Friday, Feb. 18, 1966

THIS week's cover story is our fourth on Viet Nam in seven weeks. The article on TIME'S Man of the Year, General William Westmoreland, was immediately followed by a cover story on President Johnson's peace offensive, and this in turn was succeeded three weeks later by the cover on Dean Rusk and the resumption of bombing raids on North Viet Nam. After a one-week interval, the current story on Viet Nam's Premier Nguyen Cao Ky focuses on "the other war"--the essential effort to rebuild a devastated nation. To symbolize this in the cover painting, we chose the clasped-hands emblem of AID (Agency for International Development), which appears on all shipments of supplies from the U.S.

This unusually heavy concentration of cover stories on a single if historic subject reflects our belief that Americans have not been so deeply concerned with any international crisis since Korea. In fact, the need for reporting and analysis may be even greater, because American public response to the clear-cut Communist aggression in Korea was also clear cut; it did not provoke the divisions and doubts of the debate over the confusing Viet Nam conflict.

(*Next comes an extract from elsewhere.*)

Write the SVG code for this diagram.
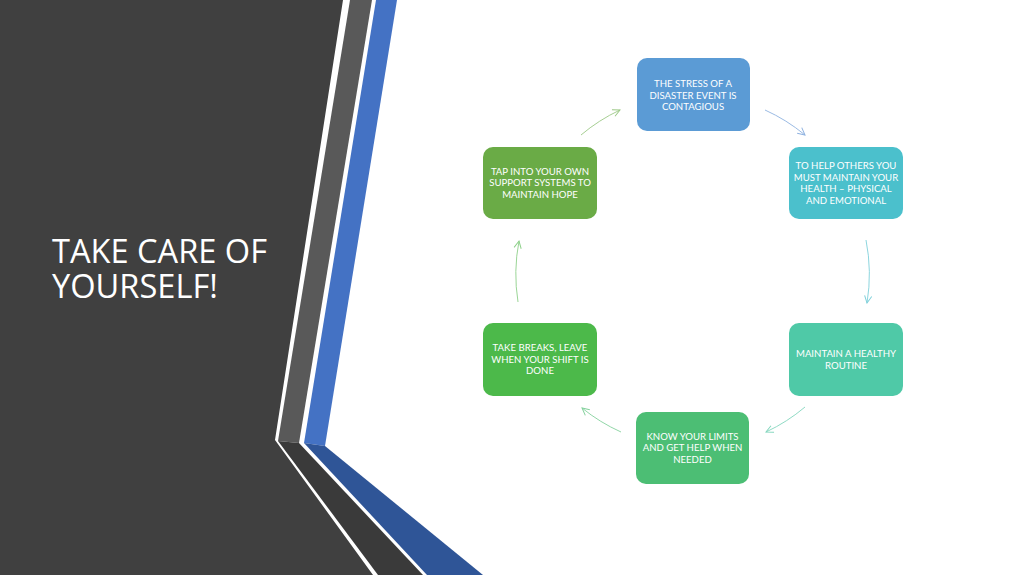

Cover stories about Viet Nam require massive amounts of work at high speed. Hong Kong Bureau Chief Frank McCulloch, who has headed TIME'S coverage of the war for more than two years, had spent a day in the field with Premier Ky and was having breakfast with him the next morning, a few hours after the Honolulu conference was announced. With five other U.S. correspondents, McCulloch flew to Hawaii with the Premier, who lost $8 at poker during the 13-hour flight. TIME White House Reporter Hugh Sidey and State Department Correspondent Jess Cook arrived from Washington with President Johnson. After covering the conference, McCulloch and Cook were awakened by a dawn phone call informing them that the editors had decided on the Ky cover. The two correspondents interviewed and wrote during the entire trip back to Saigon; Cook then peeled off to accompany Vice President Hubert Humphrey on his Vietnamese tour.

Meanwhile, Correspondent Arthur Zich, who had witnessed combat for more than a week with the U.S. 1st Air Cavalry Division, was relieved by Karsten Prager, who flew in from Hong Kong. Also on hand were TIME'S Pentagon correspondent. John Mulliken, and Stringer Zalin Grant. In the midst of the hectic week, McCulloch learned that his seven-year-old son David had undergone a successful emergency appendectomy in Hong Kong. "The jolt," said McCulloch later, "was at least partially absorbed by fatigue and activity."

In 30 hours the Saigon team cabled more than 40,000 words, which provided the substance of the WORLD cover and the piece on pacification. Four other stories in the NATION section deal with Honolulu and related issues. Ron Kriss, who wrote the Man of the Year story, also wrote the Rusk article and this week's principal Viet Nam stories in NATION. Jason McManus, who did the cover on the peace offensive, also wrote this week's Ky cover, again aided by Researcher Joanne Funger. It will not be their-or TIME'S-last cover on Viet Nam.